Haslam argues that the psychology of the toilet offers surprising insights into how closely mind and body are entwined. But with the notable exception of Freud's theory of the anal personality, psychological theorists tend to overlook it.

"One reason why psychologists have failed to study excretion is that they share the same taboo as everyone else, and see elimination as crude and uninteresting," says Haslam.

"A lot of psychologists want to distance themselves from Freudian ideas, which often focused on shameful body parts and functions, by neglecting these matters we have thrown the baby out with its dirty bathwater."

He argues that psychological factors often contribute to bowel and bladder problems, and psychological treatments for them can be effective. Excretion is intimately connected to our moods, the stresses of life and our childhood experiences, and is governed by intricate processes in the nervous system.

"I was amazed by how widespread bowel and bladder-related problems are, and how little people talk about them," he says.
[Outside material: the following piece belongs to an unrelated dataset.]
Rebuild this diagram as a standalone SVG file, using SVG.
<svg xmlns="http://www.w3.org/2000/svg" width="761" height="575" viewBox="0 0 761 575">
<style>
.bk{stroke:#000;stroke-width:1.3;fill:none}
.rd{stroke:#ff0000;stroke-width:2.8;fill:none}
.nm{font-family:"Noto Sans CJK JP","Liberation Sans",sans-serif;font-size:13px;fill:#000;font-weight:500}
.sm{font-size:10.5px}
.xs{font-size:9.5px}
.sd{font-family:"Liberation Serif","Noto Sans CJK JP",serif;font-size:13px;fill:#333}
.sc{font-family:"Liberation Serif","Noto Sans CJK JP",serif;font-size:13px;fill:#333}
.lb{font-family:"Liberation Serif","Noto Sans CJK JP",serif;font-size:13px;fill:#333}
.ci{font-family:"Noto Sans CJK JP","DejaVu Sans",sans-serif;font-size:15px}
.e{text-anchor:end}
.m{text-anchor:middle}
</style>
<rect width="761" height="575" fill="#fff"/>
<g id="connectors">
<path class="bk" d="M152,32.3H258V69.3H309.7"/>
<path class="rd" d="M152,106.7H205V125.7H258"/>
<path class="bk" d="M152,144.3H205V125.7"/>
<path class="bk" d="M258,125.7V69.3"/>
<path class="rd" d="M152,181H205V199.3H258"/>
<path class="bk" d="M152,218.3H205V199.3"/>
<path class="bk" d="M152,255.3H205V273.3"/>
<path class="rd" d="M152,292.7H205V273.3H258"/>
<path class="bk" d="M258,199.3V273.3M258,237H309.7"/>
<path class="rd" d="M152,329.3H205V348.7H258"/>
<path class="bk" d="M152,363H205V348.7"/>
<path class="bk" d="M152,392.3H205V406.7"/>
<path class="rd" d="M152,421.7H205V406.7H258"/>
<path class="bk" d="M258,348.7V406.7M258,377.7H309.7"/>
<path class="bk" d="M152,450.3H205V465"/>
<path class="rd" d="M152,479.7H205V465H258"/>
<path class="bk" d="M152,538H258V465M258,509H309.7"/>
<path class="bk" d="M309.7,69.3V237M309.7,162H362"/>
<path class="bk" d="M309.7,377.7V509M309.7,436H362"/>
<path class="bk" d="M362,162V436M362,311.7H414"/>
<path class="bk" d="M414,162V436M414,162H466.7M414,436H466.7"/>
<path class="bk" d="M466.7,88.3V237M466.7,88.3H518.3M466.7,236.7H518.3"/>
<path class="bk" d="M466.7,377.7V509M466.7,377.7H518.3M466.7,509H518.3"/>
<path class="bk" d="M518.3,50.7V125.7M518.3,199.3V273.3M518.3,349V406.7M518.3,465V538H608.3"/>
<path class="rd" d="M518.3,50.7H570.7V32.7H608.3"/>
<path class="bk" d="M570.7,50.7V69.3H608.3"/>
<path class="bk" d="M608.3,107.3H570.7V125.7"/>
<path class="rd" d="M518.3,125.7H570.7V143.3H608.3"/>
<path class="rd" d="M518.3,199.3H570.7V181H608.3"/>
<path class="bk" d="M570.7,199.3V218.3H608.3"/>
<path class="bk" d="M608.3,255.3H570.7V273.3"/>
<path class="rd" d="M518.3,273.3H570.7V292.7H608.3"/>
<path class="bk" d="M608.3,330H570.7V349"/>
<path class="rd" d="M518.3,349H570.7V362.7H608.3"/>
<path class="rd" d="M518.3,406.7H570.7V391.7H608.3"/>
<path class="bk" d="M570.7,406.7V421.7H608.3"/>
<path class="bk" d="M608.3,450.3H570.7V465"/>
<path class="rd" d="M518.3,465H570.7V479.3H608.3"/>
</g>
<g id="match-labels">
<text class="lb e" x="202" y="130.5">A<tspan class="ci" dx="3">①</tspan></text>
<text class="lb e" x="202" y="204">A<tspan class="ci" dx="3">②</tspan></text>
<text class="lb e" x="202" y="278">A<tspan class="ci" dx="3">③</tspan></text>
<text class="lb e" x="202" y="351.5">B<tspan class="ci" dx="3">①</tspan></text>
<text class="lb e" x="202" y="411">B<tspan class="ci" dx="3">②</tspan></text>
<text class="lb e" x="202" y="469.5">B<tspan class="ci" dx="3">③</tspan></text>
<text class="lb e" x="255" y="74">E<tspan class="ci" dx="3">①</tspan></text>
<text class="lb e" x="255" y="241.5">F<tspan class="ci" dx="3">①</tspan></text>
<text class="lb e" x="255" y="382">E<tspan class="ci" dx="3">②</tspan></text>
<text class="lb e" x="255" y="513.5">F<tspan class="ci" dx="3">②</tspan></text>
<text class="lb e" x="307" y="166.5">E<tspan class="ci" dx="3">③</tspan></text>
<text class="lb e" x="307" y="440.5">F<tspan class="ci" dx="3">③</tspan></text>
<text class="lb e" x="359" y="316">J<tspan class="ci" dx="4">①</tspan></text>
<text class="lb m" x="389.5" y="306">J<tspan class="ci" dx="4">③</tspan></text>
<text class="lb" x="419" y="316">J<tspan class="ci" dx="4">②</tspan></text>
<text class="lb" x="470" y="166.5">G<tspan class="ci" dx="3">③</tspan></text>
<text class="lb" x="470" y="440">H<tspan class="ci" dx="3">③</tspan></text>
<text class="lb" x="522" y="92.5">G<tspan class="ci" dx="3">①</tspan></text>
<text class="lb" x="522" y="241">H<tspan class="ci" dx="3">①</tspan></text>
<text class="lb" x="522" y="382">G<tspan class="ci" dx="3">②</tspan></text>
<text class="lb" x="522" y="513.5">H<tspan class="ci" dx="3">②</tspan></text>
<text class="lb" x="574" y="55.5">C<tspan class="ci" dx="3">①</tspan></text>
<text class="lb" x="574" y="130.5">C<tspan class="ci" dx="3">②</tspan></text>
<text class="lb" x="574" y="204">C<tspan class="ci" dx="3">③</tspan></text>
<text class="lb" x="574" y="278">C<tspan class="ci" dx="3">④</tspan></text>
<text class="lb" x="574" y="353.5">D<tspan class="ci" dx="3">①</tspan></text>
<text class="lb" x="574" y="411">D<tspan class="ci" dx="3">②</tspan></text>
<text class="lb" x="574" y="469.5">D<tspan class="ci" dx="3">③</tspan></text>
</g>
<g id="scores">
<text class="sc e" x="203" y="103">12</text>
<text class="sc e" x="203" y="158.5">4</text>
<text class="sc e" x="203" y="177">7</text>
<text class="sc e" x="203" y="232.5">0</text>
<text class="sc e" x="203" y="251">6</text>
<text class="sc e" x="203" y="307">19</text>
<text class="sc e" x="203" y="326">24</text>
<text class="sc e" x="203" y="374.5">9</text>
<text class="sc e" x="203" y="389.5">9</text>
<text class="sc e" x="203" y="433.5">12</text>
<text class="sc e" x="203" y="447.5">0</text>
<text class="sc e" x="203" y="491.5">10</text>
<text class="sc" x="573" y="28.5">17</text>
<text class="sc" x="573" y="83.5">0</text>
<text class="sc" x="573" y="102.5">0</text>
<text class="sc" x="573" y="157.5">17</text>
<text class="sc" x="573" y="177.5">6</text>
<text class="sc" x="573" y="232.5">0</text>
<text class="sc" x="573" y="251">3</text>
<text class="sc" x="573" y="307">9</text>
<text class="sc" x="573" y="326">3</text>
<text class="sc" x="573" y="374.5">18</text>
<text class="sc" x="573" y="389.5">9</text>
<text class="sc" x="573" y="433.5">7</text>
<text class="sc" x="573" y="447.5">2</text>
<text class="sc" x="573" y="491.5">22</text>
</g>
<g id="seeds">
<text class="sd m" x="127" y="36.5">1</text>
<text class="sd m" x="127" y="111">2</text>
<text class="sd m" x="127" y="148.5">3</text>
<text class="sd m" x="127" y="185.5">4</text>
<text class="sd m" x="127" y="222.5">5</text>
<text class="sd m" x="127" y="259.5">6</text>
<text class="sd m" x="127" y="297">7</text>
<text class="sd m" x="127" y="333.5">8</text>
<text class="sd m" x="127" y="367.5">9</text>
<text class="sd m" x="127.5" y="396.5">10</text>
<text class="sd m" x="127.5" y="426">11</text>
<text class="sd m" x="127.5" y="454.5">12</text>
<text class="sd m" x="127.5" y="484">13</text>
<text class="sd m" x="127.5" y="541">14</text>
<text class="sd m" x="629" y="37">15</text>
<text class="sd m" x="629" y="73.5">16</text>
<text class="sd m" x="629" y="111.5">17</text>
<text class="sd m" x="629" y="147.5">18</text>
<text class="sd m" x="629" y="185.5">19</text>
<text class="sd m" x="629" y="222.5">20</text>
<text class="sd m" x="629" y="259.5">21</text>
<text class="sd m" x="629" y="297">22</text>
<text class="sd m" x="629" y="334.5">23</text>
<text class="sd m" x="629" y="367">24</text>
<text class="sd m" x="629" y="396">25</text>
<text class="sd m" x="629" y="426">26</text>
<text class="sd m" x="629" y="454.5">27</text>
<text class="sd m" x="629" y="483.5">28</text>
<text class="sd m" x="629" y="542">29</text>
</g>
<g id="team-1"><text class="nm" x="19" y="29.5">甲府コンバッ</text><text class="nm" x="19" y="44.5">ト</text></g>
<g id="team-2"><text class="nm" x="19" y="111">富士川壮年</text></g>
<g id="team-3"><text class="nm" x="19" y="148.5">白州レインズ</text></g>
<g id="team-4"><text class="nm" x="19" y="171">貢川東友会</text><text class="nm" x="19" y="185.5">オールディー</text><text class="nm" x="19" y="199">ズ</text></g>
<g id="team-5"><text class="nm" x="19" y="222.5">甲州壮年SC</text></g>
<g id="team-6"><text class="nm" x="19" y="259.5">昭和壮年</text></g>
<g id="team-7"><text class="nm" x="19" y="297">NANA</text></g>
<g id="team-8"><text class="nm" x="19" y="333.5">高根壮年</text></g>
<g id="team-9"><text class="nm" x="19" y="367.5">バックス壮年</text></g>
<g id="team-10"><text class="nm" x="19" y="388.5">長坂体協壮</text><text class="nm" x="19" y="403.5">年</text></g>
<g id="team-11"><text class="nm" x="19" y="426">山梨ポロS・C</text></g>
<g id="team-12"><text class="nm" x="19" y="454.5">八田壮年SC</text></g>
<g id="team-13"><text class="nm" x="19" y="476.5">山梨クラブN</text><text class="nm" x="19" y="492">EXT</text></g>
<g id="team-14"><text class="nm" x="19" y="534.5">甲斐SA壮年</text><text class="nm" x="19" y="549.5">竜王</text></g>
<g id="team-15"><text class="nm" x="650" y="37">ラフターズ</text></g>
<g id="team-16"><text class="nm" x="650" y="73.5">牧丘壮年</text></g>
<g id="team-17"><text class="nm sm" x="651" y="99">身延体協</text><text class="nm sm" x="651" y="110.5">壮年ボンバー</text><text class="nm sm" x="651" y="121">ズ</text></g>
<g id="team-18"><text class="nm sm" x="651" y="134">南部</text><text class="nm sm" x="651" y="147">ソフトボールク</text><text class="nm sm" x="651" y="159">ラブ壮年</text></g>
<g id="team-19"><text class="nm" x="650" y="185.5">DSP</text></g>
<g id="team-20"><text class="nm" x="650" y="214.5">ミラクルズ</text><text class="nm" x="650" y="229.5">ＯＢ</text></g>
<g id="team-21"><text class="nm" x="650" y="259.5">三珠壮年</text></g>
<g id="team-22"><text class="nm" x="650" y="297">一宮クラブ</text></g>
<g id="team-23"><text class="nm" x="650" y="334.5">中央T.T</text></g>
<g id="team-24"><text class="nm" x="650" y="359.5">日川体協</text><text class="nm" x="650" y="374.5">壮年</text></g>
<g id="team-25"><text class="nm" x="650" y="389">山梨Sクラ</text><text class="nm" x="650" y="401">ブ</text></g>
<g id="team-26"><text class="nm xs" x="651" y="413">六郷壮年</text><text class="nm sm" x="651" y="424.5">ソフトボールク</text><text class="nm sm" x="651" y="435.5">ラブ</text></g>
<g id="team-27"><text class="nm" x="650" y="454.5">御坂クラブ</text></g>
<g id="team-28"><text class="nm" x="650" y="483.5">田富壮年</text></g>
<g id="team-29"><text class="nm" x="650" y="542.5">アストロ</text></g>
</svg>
"Huge numbers of people suffer from inhibitions, phobias, compulsions and control problems, but they suffer silently and privately because we are so reluctant to discuss these things openly."
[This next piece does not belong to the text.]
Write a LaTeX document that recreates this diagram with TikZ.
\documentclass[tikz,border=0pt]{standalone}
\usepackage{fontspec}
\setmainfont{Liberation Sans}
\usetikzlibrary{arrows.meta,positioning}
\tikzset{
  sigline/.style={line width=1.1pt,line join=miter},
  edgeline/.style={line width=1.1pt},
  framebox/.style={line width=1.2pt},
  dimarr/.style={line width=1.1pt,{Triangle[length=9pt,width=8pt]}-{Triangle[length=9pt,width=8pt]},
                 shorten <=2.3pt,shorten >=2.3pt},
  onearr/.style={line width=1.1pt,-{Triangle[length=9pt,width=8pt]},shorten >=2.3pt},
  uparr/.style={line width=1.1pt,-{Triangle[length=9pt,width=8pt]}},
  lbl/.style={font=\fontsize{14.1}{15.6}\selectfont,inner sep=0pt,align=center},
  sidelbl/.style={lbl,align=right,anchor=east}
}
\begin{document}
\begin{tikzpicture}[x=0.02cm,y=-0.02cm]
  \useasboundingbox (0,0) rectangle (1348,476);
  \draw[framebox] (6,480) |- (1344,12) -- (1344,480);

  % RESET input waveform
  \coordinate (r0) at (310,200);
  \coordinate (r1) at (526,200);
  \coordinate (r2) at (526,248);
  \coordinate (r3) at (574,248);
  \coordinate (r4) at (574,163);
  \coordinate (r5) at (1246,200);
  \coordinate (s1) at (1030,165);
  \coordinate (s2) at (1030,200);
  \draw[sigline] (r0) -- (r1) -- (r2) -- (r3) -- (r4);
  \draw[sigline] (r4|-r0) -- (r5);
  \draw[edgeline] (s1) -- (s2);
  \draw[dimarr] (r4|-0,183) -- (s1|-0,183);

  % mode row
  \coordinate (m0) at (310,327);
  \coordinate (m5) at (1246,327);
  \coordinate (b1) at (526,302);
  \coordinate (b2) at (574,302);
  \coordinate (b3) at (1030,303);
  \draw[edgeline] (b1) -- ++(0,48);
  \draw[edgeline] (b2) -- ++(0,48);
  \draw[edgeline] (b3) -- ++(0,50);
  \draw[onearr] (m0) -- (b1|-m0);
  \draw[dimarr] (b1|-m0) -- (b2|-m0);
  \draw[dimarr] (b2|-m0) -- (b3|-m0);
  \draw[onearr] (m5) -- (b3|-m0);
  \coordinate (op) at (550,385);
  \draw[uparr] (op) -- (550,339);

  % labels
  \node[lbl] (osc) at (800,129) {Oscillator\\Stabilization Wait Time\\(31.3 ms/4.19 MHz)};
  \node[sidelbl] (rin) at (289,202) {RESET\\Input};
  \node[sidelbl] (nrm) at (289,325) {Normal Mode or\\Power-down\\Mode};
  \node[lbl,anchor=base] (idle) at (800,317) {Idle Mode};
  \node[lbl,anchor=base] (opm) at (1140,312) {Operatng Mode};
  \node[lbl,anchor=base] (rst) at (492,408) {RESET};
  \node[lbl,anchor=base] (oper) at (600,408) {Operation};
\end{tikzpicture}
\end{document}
Haslam thinks that excretion reminds people that they are animals, and motivates them to try to conceal the fact. So concerned are we all with concealment that a recent British poll nominated the invention of the flushing toilet as a greater innovation (ranked 9th) than sliced bread (ranked 70th), or Facebook (ranked 82nd).

It's no surprise that an unflushable toilet has been the comedic highlight in many a movie and as well as the topic for a memorable David Sedaris story called Big Boy in his book, Me Talk Pretty One Day in which he described a desperate attempt to flush someone else's waste at a party for fear the next occupant will think it his:

"The tank refilled, and I made a silent promise. The deal was that if this thing would go away, I'd repay the world by performing some unexpected act of kindness. I flushed the toilet, and the beast spun a lazy circle. 'Go on,' I whispered. 'Scoot! Shoo!' I claimed a giddy victory, but when I looked back down, there it was, bobbing to the surface in a fresh pool of water.

Just then, someone knocked on the door, and I started to panic.

'Just a minute.'"

Such laughable but readily identifiable shamefulness at a natural process (albeit someone else's) doesn't surprise Nick Haslam.

"Stories like this illustrate the intensity of the emotions and inhibitions that swirl around the toilet," he says.

"Even grown adults have fears that are rather childish when we stand back and think about them. We don't want others to be aware that we excrete or to think that we don't know how to dispose of the evidence, at some level this is quite delusional: we all know that excretion is a universal phenomenon but we still try to conceal the fact that we do it."